Nothing new. Nothing we haven’t heard before. No surprise. In the life of Jesus, we believe the story is more full than it’s ever been before, but it’s not new. It’s not different. More clearly told than ever before (or ever since) and more fully told than ever before (or ever since), but no different.

So how do we get so far astray? Well, we always have. It seems so clear—always has: “Do justice. Love mercy. Walk humbly with God.” Only makes sense, doesn’t it? That if Jesus is the fullness of God, then the story of Jesus should be consistent with all the other core stories of God—the unchanging truth of God-with-us (Immanuel). The consistency of the truth of God addressing the truth of our consistence with all those who have gone before—grumbling and doubting and rejecting and going astray and falling down and getting back up—and hopefully—hopefully—reorienting ourselves toward God before we grumble again, doubt and reject, go astray, fall down, and get back up—and hopefully—hopefully—reorient ourselves toward God.

And so in the living of one who prioritized living, as in all the stories, the question raised—the question we face is: how do you live your life? What’s the story you live? What are the priorities you live? And if you were to sit down with Jesus, would your living pronounce you blessed? Salt? Light? Would your living name you a person of integrity?

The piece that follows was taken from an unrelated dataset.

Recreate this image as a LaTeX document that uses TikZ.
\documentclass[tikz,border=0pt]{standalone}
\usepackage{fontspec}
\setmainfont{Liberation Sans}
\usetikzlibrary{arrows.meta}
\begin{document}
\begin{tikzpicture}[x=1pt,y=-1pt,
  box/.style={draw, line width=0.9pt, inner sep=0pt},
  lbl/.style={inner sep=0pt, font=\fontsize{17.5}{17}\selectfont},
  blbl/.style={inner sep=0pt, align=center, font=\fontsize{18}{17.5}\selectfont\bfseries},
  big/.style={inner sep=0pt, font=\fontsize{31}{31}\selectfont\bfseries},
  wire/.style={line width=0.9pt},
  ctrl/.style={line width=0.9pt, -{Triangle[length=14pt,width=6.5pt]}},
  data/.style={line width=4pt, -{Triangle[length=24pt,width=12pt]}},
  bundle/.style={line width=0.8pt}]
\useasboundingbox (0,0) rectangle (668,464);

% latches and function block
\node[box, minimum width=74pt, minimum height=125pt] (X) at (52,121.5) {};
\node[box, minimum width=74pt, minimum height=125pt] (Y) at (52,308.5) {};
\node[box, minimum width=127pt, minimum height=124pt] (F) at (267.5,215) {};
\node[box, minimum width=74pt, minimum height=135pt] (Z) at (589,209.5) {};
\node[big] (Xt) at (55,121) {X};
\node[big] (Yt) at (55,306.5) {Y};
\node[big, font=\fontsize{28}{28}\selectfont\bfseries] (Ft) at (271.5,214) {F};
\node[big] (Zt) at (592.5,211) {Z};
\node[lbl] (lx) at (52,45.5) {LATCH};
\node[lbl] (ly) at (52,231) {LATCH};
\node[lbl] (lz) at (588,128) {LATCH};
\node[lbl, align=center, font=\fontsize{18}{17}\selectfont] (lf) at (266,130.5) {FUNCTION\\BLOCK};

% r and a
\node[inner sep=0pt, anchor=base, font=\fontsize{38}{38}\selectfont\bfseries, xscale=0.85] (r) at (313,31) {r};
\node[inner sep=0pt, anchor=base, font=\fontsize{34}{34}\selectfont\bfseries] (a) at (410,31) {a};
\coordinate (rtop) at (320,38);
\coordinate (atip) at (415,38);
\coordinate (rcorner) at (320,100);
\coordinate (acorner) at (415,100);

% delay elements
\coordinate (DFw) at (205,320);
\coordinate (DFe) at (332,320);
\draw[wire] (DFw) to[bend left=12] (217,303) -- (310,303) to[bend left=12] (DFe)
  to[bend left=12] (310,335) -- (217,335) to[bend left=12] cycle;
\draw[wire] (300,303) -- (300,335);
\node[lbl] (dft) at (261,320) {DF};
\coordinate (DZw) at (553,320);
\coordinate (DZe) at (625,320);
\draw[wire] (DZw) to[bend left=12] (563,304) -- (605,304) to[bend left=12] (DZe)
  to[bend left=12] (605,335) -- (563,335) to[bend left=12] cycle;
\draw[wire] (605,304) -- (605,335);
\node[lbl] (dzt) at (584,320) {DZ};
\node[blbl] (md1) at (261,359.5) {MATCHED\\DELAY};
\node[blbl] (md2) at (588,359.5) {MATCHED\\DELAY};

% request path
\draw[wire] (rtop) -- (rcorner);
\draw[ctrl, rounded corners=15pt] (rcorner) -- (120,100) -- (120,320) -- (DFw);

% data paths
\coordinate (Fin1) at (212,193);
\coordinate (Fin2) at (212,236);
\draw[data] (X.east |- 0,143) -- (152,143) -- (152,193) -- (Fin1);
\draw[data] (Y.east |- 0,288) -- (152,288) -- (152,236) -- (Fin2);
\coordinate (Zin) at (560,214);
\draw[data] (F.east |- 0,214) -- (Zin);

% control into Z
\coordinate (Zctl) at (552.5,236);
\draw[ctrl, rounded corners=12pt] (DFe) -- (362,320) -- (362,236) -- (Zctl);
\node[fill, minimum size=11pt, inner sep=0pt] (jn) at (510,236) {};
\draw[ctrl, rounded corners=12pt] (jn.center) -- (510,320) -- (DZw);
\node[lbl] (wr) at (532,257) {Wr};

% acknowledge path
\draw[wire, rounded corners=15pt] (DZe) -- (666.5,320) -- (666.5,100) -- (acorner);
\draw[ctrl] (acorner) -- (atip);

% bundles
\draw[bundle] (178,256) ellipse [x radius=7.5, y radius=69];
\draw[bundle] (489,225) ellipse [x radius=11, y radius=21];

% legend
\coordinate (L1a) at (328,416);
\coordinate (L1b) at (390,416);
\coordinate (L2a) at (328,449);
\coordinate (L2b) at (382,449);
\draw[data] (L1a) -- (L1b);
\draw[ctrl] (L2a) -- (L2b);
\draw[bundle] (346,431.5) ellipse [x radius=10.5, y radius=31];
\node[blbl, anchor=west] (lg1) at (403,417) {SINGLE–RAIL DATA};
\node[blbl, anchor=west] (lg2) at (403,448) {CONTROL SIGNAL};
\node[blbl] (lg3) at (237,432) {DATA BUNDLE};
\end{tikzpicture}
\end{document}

Wise? Someone who shares Jesus’ cup and baptism? A servant? One who shares good news with the poor? One who proclaims release to the captives? Sight to the blind? Freedom to the oppressed? And God’s favor? If you were to sum up your living, would it parallel Jesus’?

And the affirmation we face within the confession that as much as we do any of these things, we too often don’t, is God, consistently, persistently calling. God, waiting—ready to guide us ever more into God’s presence and being. God, ready to work with us for good whatever the circumstances—whenever we turn God’s way.

There’s still time—always still time.